Both were heavy investors in US sub-prime mortgages, quite apart from the Abacus transaction. And the big losses they took on all these investments sunk both of them later that year.
So perhaps the biggest question for them is why, despite their supposed sophistication, why did they not see what Paulson apparently saw coming?
The answer is that there was a giant flaw at the heart of the entire CDO business. It had forgotten one of the basic ingredients of traditional lending - the relationship with the borrower.
Because ACA and IKB never met a single one of the US home-buyers who ultimately borrowed their money, they were blind to what was really happening.
They did not see that by 2006, fraudulent mortgage applications had become commonplace in California and elsewhere.
Nor did they see how rising food and fuel bills during 2007 stretched their borrowers' finances to the breaking point.
Yet both Paulson and Goldman were smart enough to see all this early on.
Fabrice Tourre, the Goldman employee at the centre of the SEC's case, said in one private email that "the whole business is about to collapse anytime now".
But he was under no legal obligation to disclose his view to the Abacus investors.
Goldman and Paulson are certainly not guilty of acting on inside information. All the information about the wretched state of sub-prime borrowers was publicly available in the Spring of 2007, if only the investors were willing to go and look for it.
All of which begs a simple question: did investment banks have the right to exploit the naivety of their big and supposedly sophisticated clients in this way?

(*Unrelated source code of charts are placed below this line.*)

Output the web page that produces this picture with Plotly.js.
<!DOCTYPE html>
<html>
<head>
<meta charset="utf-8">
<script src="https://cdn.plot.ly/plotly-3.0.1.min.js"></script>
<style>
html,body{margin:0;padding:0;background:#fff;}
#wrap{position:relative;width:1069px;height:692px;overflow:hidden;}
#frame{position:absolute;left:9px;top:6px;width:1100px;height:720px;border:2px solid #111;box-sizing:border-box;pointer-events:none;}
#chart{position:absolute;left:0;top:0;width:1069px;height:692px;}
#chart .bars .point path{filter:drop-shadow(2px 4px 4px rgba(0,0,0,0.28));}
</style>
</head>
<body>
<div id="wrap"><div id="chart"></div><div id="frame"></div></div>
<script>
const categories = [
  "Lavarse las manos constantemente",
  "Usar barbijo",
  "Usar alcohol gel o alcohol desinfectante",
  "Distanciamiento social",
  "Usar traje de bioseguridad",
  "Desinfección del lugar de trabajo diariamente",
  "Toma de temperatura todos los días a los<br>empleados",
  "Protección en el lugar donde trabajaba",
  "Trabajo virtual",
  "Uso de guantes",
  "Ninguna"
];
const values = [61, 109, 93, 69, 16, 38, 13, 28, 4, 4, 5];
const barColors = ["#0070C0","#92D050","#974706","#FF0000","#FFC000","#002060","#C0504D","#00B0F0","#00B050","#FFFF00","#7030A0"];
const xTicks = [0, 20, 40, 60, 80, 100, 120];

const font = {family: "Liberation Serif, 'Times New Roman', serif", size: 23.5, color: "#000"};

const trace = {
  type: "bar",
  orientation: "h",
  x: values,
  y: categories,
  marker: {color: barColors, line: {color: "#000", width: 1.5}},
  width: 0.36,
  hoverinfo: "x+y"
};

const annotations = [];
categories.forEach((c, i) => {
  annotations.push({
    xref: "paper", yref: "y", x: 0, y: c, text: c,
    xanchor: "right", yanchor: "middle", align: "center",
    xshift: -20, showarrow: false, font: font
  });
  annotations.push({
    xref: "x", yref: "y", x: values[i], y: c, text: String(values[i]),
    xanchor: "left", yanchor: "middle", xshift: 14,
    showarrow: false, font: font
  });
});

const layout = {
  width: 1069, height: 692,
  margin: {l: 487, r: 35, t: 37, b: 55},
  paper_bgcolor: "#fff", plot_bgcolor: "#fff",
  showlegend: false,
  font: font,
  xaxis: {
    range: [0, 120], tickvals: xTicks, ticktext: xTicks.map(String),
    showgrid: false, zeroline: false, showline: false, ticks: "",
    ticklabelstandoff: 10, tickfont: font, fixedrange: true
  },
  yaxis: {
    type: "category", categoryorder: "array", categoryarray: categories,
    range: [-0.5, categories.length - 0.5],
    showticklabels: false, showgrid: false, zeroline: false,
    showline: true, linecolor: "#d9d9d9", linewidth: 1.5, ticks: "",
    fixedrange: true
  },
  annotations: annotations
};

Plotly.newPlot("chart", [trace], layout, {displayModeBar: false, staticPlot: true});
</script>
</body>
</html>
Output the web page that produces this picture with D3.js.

Legally speaking, the answer may well be yes. Unlike ordinary members of the public, big investors are expected to do their own homework and understand the risks they are taking.
And they are also supposed to accept that the investment banks they are dealing with may not be acting in their best interests.
But perhaps that is something that regulators such as the SEC, not to mention legislators, want to change now?